Last Updated on January 27, 2026 by Dan Stenabaugh

Most contractor newsletters don’t fail because email is dead.

They fail because they sound like marketing.

Homeowners don’t open newsletters hoping to be sold to. They open them because they recognize the sender, trust the voice, and expect something useful or interesting. The contractors whose newsletters do get read understand one simple truth:

A newsletter isn’t a promotion channel. It’s a relationship channel.

Here are three types of contractor newsletters that consistently get opened, skimmed, and remembered—and why they work.

1. The “What Homeowners Notice” Newsletter

This is the most underused—and most powerful—type of contractor newsletter.

Instead of talking about what you do, it talks about what homeowners experience.

Examples of topics:

The one detail homeowners talk about long after the remodel

Why a perfectly built project can still feel disappointing

What makes a homeowner recommend you to a neighbor

These newsletters work because homeowners are obsessed with how things feel after the dust settles.

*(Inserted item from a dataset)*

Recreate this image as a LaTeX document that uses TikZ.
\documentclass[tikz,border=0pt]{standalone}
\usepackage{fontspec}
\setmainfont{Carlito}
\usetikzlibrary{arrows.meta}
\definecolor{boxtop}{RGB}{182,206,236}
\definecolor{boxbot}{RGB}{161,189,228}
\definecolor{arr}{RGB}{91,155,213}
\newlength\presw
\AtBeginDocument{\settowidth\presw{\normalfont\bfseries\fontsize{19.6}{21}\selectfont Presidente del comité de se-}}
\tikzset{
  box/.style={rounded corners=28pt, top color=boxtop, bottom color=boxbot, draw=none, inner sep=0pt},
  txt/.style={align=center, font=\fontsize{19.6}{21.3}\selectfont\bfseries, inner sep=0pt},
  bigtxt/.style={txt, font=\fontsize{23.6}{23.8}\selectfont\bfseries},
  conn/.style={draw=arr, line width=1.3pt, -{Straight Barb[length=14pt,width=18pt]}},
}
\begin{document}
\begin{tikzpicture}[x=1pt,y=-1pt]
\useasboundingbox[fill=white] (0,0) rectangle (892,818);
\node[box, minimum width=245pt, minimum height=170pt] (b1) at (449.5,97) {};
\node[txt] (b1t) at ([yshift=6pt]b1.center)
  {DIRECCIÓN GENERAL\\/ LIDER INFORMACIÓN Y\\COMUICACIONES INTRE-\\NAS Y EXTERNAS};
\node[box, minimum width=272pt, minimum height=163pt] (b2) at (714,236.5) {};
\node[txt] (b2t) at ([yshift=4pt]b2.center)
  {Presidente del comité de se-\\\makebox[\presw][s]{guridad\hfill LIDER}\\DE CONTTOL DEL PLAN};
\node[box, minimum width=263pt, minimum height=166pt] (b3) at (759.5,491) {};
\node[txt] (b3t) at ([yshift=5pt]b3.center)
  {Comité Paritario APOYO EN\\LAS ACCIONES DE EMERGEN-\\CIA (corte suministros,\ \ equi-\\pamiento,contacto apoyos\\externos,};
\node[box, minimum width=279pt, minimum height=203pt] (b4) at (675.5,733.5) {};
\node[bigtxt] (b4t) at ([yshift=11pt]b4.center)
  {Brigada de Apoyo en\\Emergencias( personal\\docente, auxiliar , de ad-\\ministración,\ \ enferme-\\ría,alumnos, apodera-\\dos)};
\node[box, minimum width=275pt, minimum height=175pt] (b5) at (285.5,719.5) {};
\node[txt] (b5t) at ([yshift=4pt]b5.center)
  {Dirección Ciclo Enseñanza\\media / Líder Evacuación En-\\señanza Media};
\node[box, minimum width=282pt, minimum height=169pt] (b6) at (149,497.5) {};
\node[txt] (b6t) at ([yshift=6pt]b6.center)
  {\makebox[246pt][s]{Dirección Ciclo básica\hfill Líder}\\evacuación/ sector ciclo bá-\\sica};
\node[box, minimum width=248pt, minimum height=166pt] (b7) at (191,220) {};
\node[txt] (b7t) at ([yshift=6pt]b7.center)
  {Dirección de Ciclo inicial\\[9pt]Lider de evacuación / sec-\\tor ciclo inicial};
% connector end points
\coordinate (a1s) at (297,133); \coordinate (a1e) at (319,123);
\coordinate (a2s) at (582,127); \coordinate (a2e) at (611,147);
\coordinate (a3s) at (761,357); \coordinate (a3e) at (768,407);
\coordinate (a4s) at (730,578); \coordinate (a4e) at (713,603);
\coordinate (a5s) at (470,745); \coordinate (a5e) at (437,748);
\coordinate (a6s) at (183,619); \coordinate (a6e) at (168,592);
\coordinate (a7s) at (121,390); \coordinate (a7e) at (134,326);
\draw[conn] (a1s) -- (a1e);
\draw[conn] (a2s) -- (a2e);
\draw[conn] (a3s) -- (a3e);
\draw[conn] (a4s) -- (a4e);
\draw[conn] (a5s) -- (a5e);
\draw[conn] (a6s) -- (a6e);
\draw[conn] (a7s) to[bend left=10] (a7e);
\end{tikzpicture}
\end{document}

When a contractor shows they understand those emotional details, trust increases immediately.

Why it gets read:

It makes readers feel understood—especially past clients who want reassurance they chose well.

What to include:

One small observation from real jobs

A short story or scenario

A lesson homeowners don’t realize they’re learning

No calls to action. No discounts. Just insight.

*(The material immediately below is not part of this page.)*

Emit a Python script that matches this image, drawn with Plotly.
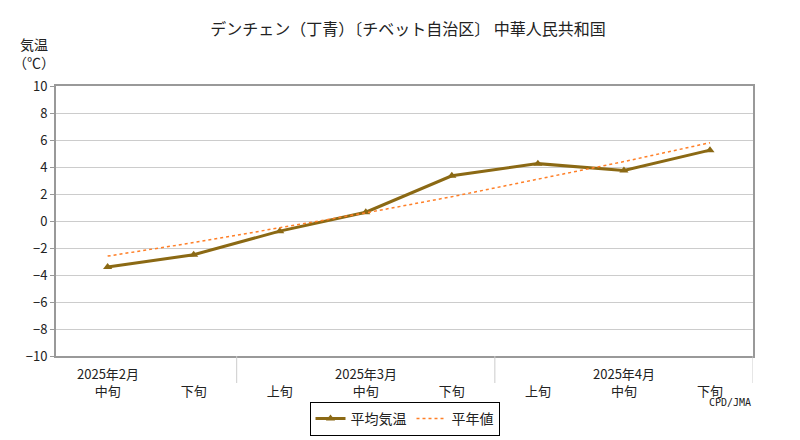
import plotly.graph_objects as go

x = list(range(8))
dekads = ["中旬", "下旬", "上旬", "中旬", "下旬", "上旬", "中旬", "下旬"]
months = ["2025年2月", "2025年3月", "2025年4月"]
month_pos = [0, 3, 6]
temp = [-3.4, -2.5, -0.75, 0.65, 3.35, 4.25, 3.75, 5.25]
normal = [-2.6, -1.6, -0.5, 0.6, 1.8, 3.1, 4.4, 5.8]
yticks = list(range(-10, 11, 2))

F = "Noto Sans CJK JP"
fig = go.Figure()
fig.add_trace(go.Scatter(x=x, y=temp, name="平均気温", mode="lines+markers",
                         line=dict(color="#8B6914", width=3),
                         marker=dict(symbol="triangle-up", size=8, color="#8B6914")))
fig.add_trace(go.Scatter(x=x, y=normal, name="平年値", mode="lines",
                         line=dict(color="#FF7F27", width=1.5, dash="dot")))

for m, p in zip(months, month_pos):
    fig.add_annotation(x=p, y=-10, yref="y", text=m, showarrow=False, yshift=-17,
                       font=dict(size=13, color="#222"))
for b in [1.5, 4.5, 7.5]:
    fig.add_shape(type="line", xref="x", yref="paper", x0=b, x1=b, y0=0, y1=-0.1,
                  line=dict(color="#ccc", width=1))

fig.add_annotation(xref="paper", yref="paper", x=-0.065, y=1.2, xanchor="left", yanchor="top",
                   text="気温<br>（℃）", showarrow=False, align="center",
                   font=dict(size=14, color="#222"))
fig.add_annotation(xref="paper", yref="paper", x=1.0, y=-0.2, xanchor="right",
                   text="CPD/JMA", showarrow=False, font=dict(size=10, color="#222", family="DejaVu Sans Mono"))

fig.update_layout(
    width=800, height=440, plot_bgcolor="white", paper_bgcolor="white",
    margin=dict(l=48, r=55, t=78, b=62),
    font=dict(family=F, size=13, color="#222"),
    title=dict(text="デンチェン（丁青）〔チベット自治区〕 中華人民共和国", x=0.5, y=0.965,
               font=dict(size=16)),
    xaxis=dict(range=[-0.6, 7.5], tickvals=x, ticktext=dekads, showgrid=False,
               showline=True, linecolor="#999", linewidth=2, mirror=True, ticks="",
               ticklabelstandoff=22, zeroline=False),
    yaxis=dict(range=[-10, 10], tickvals=yticks, showgrid=True, gridcolor="#ccc",
               showline=True, linecolor="#999", linewidth=2, mirror=True,
               ticks="outside", ticklen=4, tickcolor="#999", zeroline=False),
    legend=dict(orientation="h", x=0.5, xanchor="center", y=-0.17, yanchor="top",
                bordercolor="#000", borderwidth=1, font=dict(size=14)),
)
fig.write_html("out.html")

2. The “Behind the Scenes” Newsletter

Homeowners are curious about what they don’t see.

This newsletter pulls back the curtain on decisions, trade-offs, and judgment calls contractors make every day—without getting technical or defensive.

Examples of topics:

Why certain materials look great online but fail in real homes

The quiet choices contractors make to protect clients from problems

What actually causes delays (and what doesn’t)

These newsletters position you as thoughtful and professional without saying it outright.

Why it gets read:

It satisfies curiosity and builds respect. Readers feel like insiders.

What to include:

One decision you faced recently

The reasoning behind it

The homeowner outcome it protected

This type of newsletter is especially effective for high-ticket remodelers who need clients to trust their judgment before trusting their price.

3. The “Story from the Field” Newsletter

Stories beat advice every time.

This newsletter centers on a real moment from a real project—not a case study, not a testimonial, but a human story.

Examples of stories:

A homeowner who was anxious for unexpected reasons

A misunderstanding that could have gone badly—but didn’t

A small fix that made a big emotional difference

The goal isn’t to show perfection. It’s to show competence, care, and perspective.

Why it gets read:

Stories feel personal, not promotional—and they’re easy to read.

What to include:

A specific moment

A problem or tension

How it was handled

What it revealed about working in people’s homes

End with a reflection, not a pitch.

What These Newsletters Have in Common

All three types:

Avoid sales language

Respect the reader’s intelligence

Focus on insight over information

Sound like a person, not a company

And most importantly, they give homeowners a reason to keep reading next time.

Because the real power of a contractor newsletter isn’t one issue—it’s familiarity over time.

Final Thought

If your newsletter feels risky, that’s usually a good sign.

It means you’re writing like a human instead of a brand.

And that’s exactly why these newsletters get read.